The night is vanishing into smoke, like the day Charles G.D. Roberts wrote about that one old poem I forget the name of that I read that McGill once. Night is the day here. The whole world is smoke except for what we put into words and maybe even that. (See how drunk I am, scribbling this down? Or was—it’s really two days later, I’m recalling the smoke as best I can—but don’t think about that.)
What do you see when you blink?
This is a blink. All this is inside a blink. Tomorrow this will have been a blink, but look at all the population in it.
Diana asks for my impression of the two of them. I am on the spot, but I tell them. I am unusually honest, blame the drink, but I have nothing bad to say. I like Justin and Diane. I’ll keep my exact words between the three of us, because it was for them and not for all of you--but I said, more or less, that I thought they were honest and human.
Excuse me, for I am drunk.
The place is emptying out around us, and we’re still here. Never let anyone tell you that isn’t a good feeling, having the bar empty out around you as your night endures: we’re going to get to see if we outlive the candles.
The chanson continues; therefore life continues.
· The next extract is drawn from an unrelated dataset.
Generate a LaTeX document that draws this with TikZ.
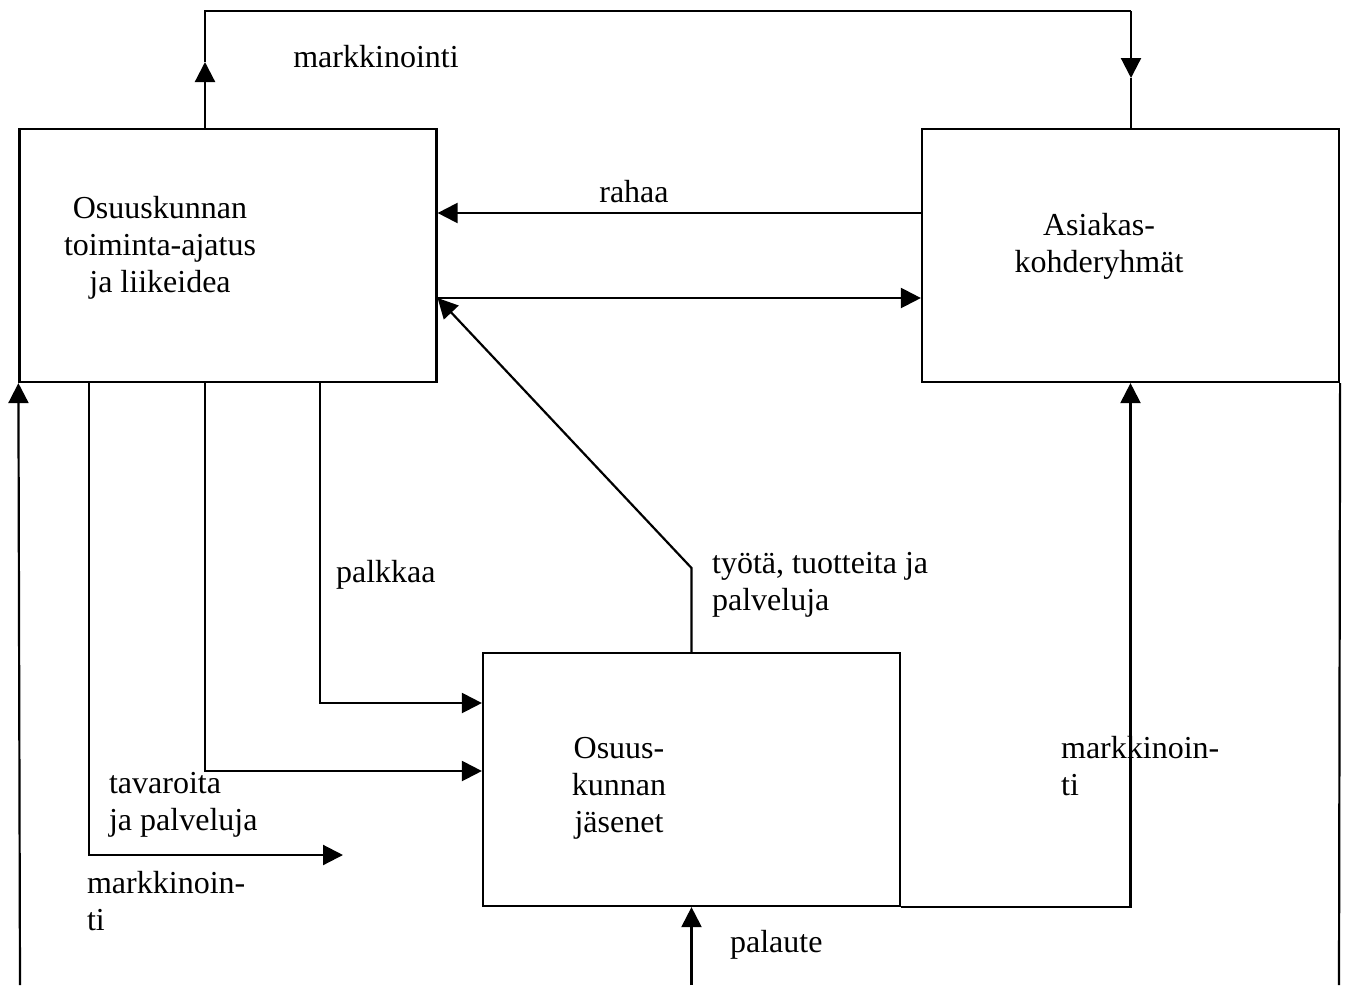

(There is an absurd amount of ice in the urinals here. They’re like American glasses of coca-cola.)
We all settle up, and our bills all come to the exact same amount. The bartender gets roped into conversation too, at this last moment. I think I may have given him one of my cards. He writes his name down on a napkin, as I put my coat on, because he’s the last person there whose name I don’t know. “Majd”—it means ‘Glory,’ he tells me. The three of us who’ve just paid up blow out the candles in front of us. I pick up the glass around the dead flame, hold it like something is in there.
Then we file out into the street. A man stumbles over from across the street, stares at us like he’s never seen people before. I give him a nod. Say goodnight to Justin and Diane, walk two doors over to the building I’m staying in—so much for an early night.